The year was 1980-something. The place, West Virginia. I remember hearing the news about (and having several friends/acquaintances personally hit by) massive layoffs at a number of large companies. These layoffs disproportionately affected those who where known as “middle management.” That is, they weren’t the low-level managers who were directly responsible for meeting production goals or handling employees nor were they the upper-level managers who were arguably setting policy for the company and navigating it through some difficult economic times.
That is, these were bureaucrats who just weren’t adding much to the bottom line. Today, we are looking at a possible enormous expansion of middle-management–in government this time. With that context, Chris Chantrill examines government bureaucracies and finds them wanting:
When they fall, or rather fail, according to the implacable Law of Unintended Consequences, politicians and activists just demand another bureaucracy to supervise the first one.
But why does anyone think that a vast bureaucratic health system is going to deliver good health care? Bureaucracies are not instituted among men to provide service. They are immovable intermediaries between a powerful sovereign and a powerless people. They are created to control people. This is obvious if you study the origins of the modern bureaucracy.
Is that not true? Bureaucracies exist to protect the head of an organization/country (and in the end, to protect themselves).
Government bureaucracy really got its start in western culture when the monarchs of Europe wanted to extract more taxes from their peoples. They needed the money to finance their armies and to copy the extravagant lifestyle of Louis XIV in France. Thus 18th century Prussian kings like Frederick the Great worked overtime to smash the traditional social structures and local power elites so they could extract more taxes.
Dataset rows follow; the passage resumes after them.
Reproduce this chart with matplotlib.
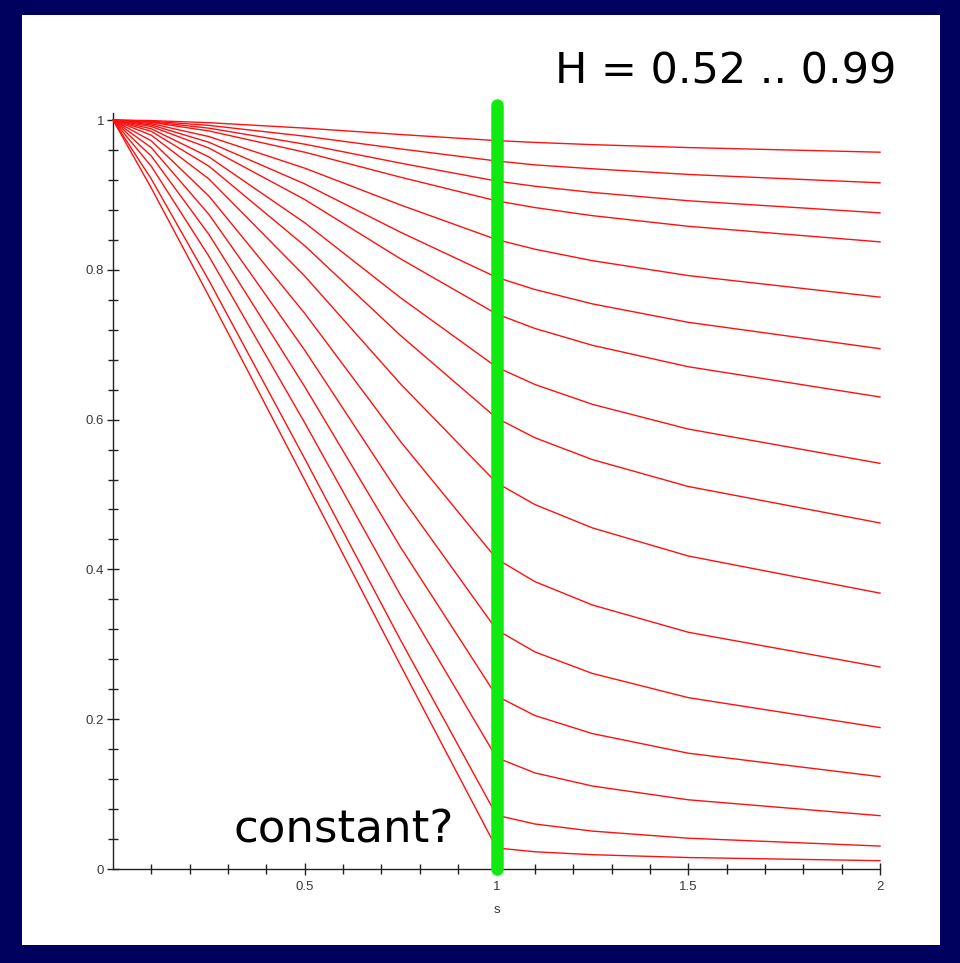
import numpy as np
import matplotlib.pyplot as plt
from matplotlib.patches import Rectangle

s = [0, 0.1, 0.25, 0.5, 0.75, 1.0, 1.1, 1.25, 1.5, 2.0]

# one curve per Hurst exponent, top to bottom
hurst = [0.99, 0.98, 0.97, 0.96, 0.94, 0.92, 0.90, 0.87,
         0.84, 0.80, 0.75, 0.70, 0.65, 0.60, 0.55, 0.52]

curves = [
    [1, 0.9992, 0.9964, 0.9892, 0.9806, 0.9725, 0.9701, 0.9671, 0.9632, 0.9570],
    [1, 0.9984, 0.9928, 0.9784, 0.9614, 0.9453, 0.9401, 0.9349, 0.9273, 0.9161],
    [1, 0.9976, 0.9891, 0.9677, 0.9424, 0.9185, 0.9116, 0.9033, 0.8922, 0.8760],
    [1, 0.9968, 0.9854, 0.9570, 0.9236, 0.8921, 0.8831, 0.8723, 0.8581, 0.8373],
    [1, 0.9951, 0.9779, 0.9357, 0.8865, 0.8404, 0.8275, 0.8122, 0.7923, 0.7635],
    [1, 0.9933, 0.9703, 0.9147, 0.8501, 0.7900, 0.7737, 0.7545, 0.7299, 0.6947],
    [1, 0.9913, 0.9626, 0.8938, 0.8146, 0.7411, 0.7217, 0.6992, 0.6706, 0.6302],
    [1, 0.9882, 0.9507, 0.8628, 0.7626, 0.6702, 0.6469, 0.6204, 0.5874, 0.5416],
    [1, 0.9848, 0.9384, 0.8321, 0.7122, 0.6021, 0.5758, 0.5466, 0.5107, 0.4620],
    [1, 0.9797, 0.9213, 0.7916, 0.6475, 0.5157, 0.4866, 0.4554, 0.4179, 0.3683],
    [1, 0.9721, 0.8985, 0.7418, 0.5705, 0.4142, 0.3837, 0.3525, 0.3161, 0.2697],
    [1, 0.9630, 0.8740, 0.6926, 0.4978, 0.3195, 0.2899, 0.2611, 0.2288, 0.1888],
    [1, 0.9518, 0.8473, 0.6439, 0.4294, 0.2311, 0.2049, 0.1808, 0.1546, 0.1233],
    [1, 0.9381, 0.8181, 0.5957, 0.3653, 0.1487, 0.1283, 0.1108, 0.0924, 0.0712],
    [1, 0.9211, 0.7858, 0.5478, 0.3054, 0.0718, 0.0601, 0.0506, 0.0411, 0.0306],
    [1, 0.9090, 0.7648, 0.5191, 0.2716, 0.0281, 0.0230, 0.0191, 0.0153, 0.0111],
]

x_ticks = [0.5, 1, 1.5, 2]
x_tick_labels = ['0.5', '1', '1.5', '2']
y_ticks = [0, 0.2, 0.4, 0.6, 0.8, 1]
y_tick_labels = ['0', '0.2', '0.4', '0.6', '0.8', '1']

marker_s = 1.0      # green bar position
marker_top = 1.02

navy = '#00005e'
W, H = 960, 963

fig = plt.figure(figsize=(W / 100, H / 100), dpi=100, facecolor=navy)
# white slide area, kept behind the axes
fig.patches.append(Rectangle((22 / W, 18 / H), (940 - 22) / W, (948 - 18) / H,
                             transform=fig.transFigure, facecolor='white',
                             edgecolor='none', zorder=-10))

ax = fig.add_axes([113 / W, 94 / H, 767 / W, 1.04 * 749 / H])
ax.patch.set_alpha(0)
ax.set_xlim(0, 2)
ax.set_ylim(0, 1.04)

for row in curves:
    ax.plot(s, row, color='#ff1010', lw=1.0, zorder=3, clip_on=False)

ax.plot([marker_s, marker_s], [0, marker_top], color='#10ea10', lw=9,
        solid_capstyle='round', zorder=5, clip_on=False)

for side in ['top', 'right']:
    ax.spines[side].set_visible(False)
ax.spines['left'].set_bounds(0, 1.01)
ax.spines['bottom'].set_bounds(0, 2)
for side in ['left', 'bottom']:
    ax.spines[side].set_color('#222222')
    ax.spines[side].set_linewidth(1.0)

ax.set_xticks(x_ticks)
ax.set_xticklabels(x_tick_labels)
ax.set_yticks(y_ticks)
ax.set_yticklabels(y_tick_labels)
ax.set_xticks(np.arange(0.1, 2.0, 0.1), minor=True)
ax.set_yticks(np.arange(0.04, 1.0, 0.04), minor=True)
ax.tick_params(which='major', direction='inout', length=9, width=1,
               color='#222222', labelcolor='#3a3a3a', labelsize=9.5, pad=2,
               labelfontfamily='Liberation Sans')
ax.tick_params(axis='x', which='major', pad=4)
ax.tick_params(which='minor', direction='inout', length=7, width=1,
               color='#222222')
ax.set_xlabel('s', fontsize=9.5, color='#3a3a3a', labelpad=8,
              family='Liberation Sans')

fig.text(896 / W, 1 - 83 / H, 'H = 0.52 .. 0.99', ha='right', va='baseline',
         fontsize=31, color='black', family='DejaVu Sans')
fig.text(233 / W, 1 - 842 / H, 'constant?', ha='left', va='baseline',
         fontsize=32.5, color='black', family='DejaVu Sans')

fig.savefig('out.png', dpi=100, facecolor=navy)
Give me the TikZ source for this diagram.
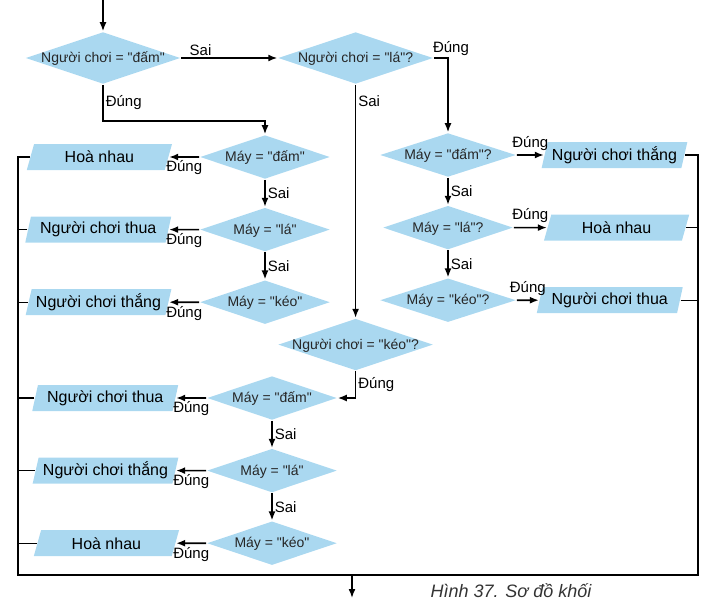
\documentclass[tikz,border=0pt]{standalone}
\usepackage{fontspec}
\setmainfont{Liberation Sans}[Ligatures=TeXOff]
\usetikzlibrary{shapes.geometric, arrows.meta, calc, positioning}
\definecolor{boxblue}{RGB}{170,216,240}

\begin{document}
\begin{tikzpicture}[>={Latex[length=9pt, width=7pt]}, x=1pt, y=-1pt, node distance=27pt, line width=1.6pt,
    cond/.style={diamond, fill=boxblue, aspect=3, inner sep=0pt, text height=9pt, text depth=0pt,
        minimum width=155pt, minimum height=52pt, text=black!85, font=\fontsize{14}{16}\selectfont},
    may/.style={cond, minimum width=130pt, minimum height=44pt},
    result/.style={trapezium, trapezium left angle=72, trapezium right angle=108, trapezium stretches=true,
        fill=boxblue, inner sep=0pt, minimum width=146pt, minimum height=26pt, font=\fontsize{16}{18}\selectfont},
    lbl/.style={inner sep=2pt, font=\fontsize{15}{17}\selectfont}]

\useasboundingbox (0,0) rectangle (710,608);

\node[cond] (dam) at (103,58) {Người chơi = "đấm"};
\node[cond, right=96pt of dam] (la) {Người chơi = "lá"?};
\node[cond, below=233pt of la] (keo) {Người chơi = "kéo"?};

\node[may] (mdam1) at (265,157) {Máy = "đấm"};
\node[may, below=of mdam1] (mla1) {Máy = "lá"};
\node[may, below=of mla1] (mkeo1) {Máy = "kéo"};

\node[may, minimum width=136pt] (mdam2) at (448,155) {Máy = "đấm"?};
\node[may, below=of mdam2] (mla2) {Máy = "lá"?};
\node[may, minimum width=136pt, below=of mla2] (mkeo2) {Máy = "kéo"?};

\node[may] (mdam3) at (272,398) {Máy = "đấm"};
\node[may, below=of mdam3] (mla3) {Máy = "lá"};
\node[may, below=of mla3] (mkeo3) {Máy = "kéo"};

\node[result, left=30pt of mdam1] (hoa1) {Hoà nhau};
\node[result, left=30pt of mla1] (thua1) {Người chơi thua};
\node[result, left=30pt of mkeo1] (thang1) {Người chơi thắng};

\node[result, right=27pt of mdam2] (thang2) {Người chơi thắng};
\node[result, right=33pt of mla2] (hoa2) {Hoà nhau};
\node[result, right=22pt of mkeo2] (thua2) {Người chơi thua};

\node[result, left=30pt of mdam3] (thua3) {Người chơi thua};
\node[result, left=30pt of mla3] (thang3) {Người chơi thắng};
\node[result, left=30pt of mkeo3] (hoa3) {Hoà nhau};

\node[font=\fontsize{18}{20}\selectfont\itshape, text=black!80] (cap) at (511,591) {Hình 37. Sơ đồ khối};

\coordinate (start) at (103,0);
\coordinate (stop) at (352,598);
\coordinate (bl) at (18,575);
\coordinate (br) at (698,575);

\draw[->] (start) -- (dam);
\draw[->] (dam) -- (la) node[pos=0.2, above, lbl] {Sai};
\draw[->] (dam.south) -- ++(0,36) node[midway, right, lbl] {Đúng} -| (mdam1.north);
\draw[->] (la.east) -| (mdam2.north) node[pos=0.5, above, lbl, xshift=3pt] {Đúng};
\draw[->] (la) -- (keo) node[pos=0.07, right, lbl] {Sai};
\draw[->] (keo.south) |- (mdam3.east) node[pos=0.25, right, lbl] {Đúng};

\foreach \a/\b in {mdam1/mla1, mla1/mkeo1, mdam2/mla2, mla2/mkeo2, mdam3/mla3, mla3/mkeo3}
    \draw[->] (\a) -- (\b) node[midway, right, lbl] {Sai};

\foreach \a/\b in {mdam1/hoa1, mla1/thua1, mkeo1/thang1, mdam3/thua3, mla3/thang3, mkeo3/hoa3}
    \draw[->] (\a) -- (\b) node[midway, below, lbl, yshift=-1pt] {Đúng};

\foreach \a/\b in {mdam2/thang2, mla2/hoa2, mkeo2/thua2}
    \draw[->] (\a) -- (\b) node[midway, above, lbl, yshift=2pt] {Đúng};

\draw[line width=1.3pt] (hoa1.west) -| (bl) -- (br) |- (thang2.east);
\foreach \n in {thua1, thang1, thua3, thang3, hoa3}
    \draw[line width=1.3pt] (\n.west) -- (\n.west -| bl);
\foreach \n in {hoa2, thua2}
    \draw[line width=1.3pt] (\n.east) -- (\n.east -| br);
\draw[->] (stop |- bl) -- (stop);

\end{tikzpicture}
\end{document}
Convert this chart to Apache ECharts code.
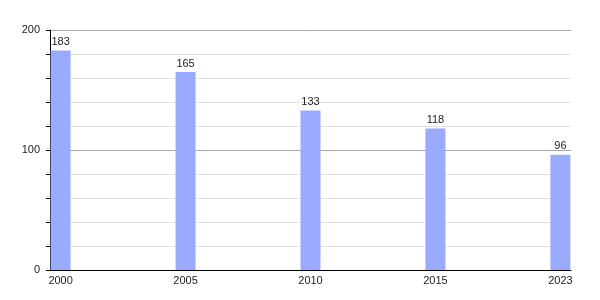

In those days, society was organized locally. People in the cities belonged to guilds and other corporate groups. They owed their loyalty and paid their taxes to their local leaders rather than to kings. To get around the local power centers, the kings created tax-collection bureaucracies to identify potential sources of revenue and extract directly from the people the taxes needed for the army and the royal palace.
Go, read it all and consider how this security blanket of universal health care is a poor trade for the burden which more regulation, red tape, and taxation will bring. In short, isn’t it time to get rid of a few desks, instead of adding more of them?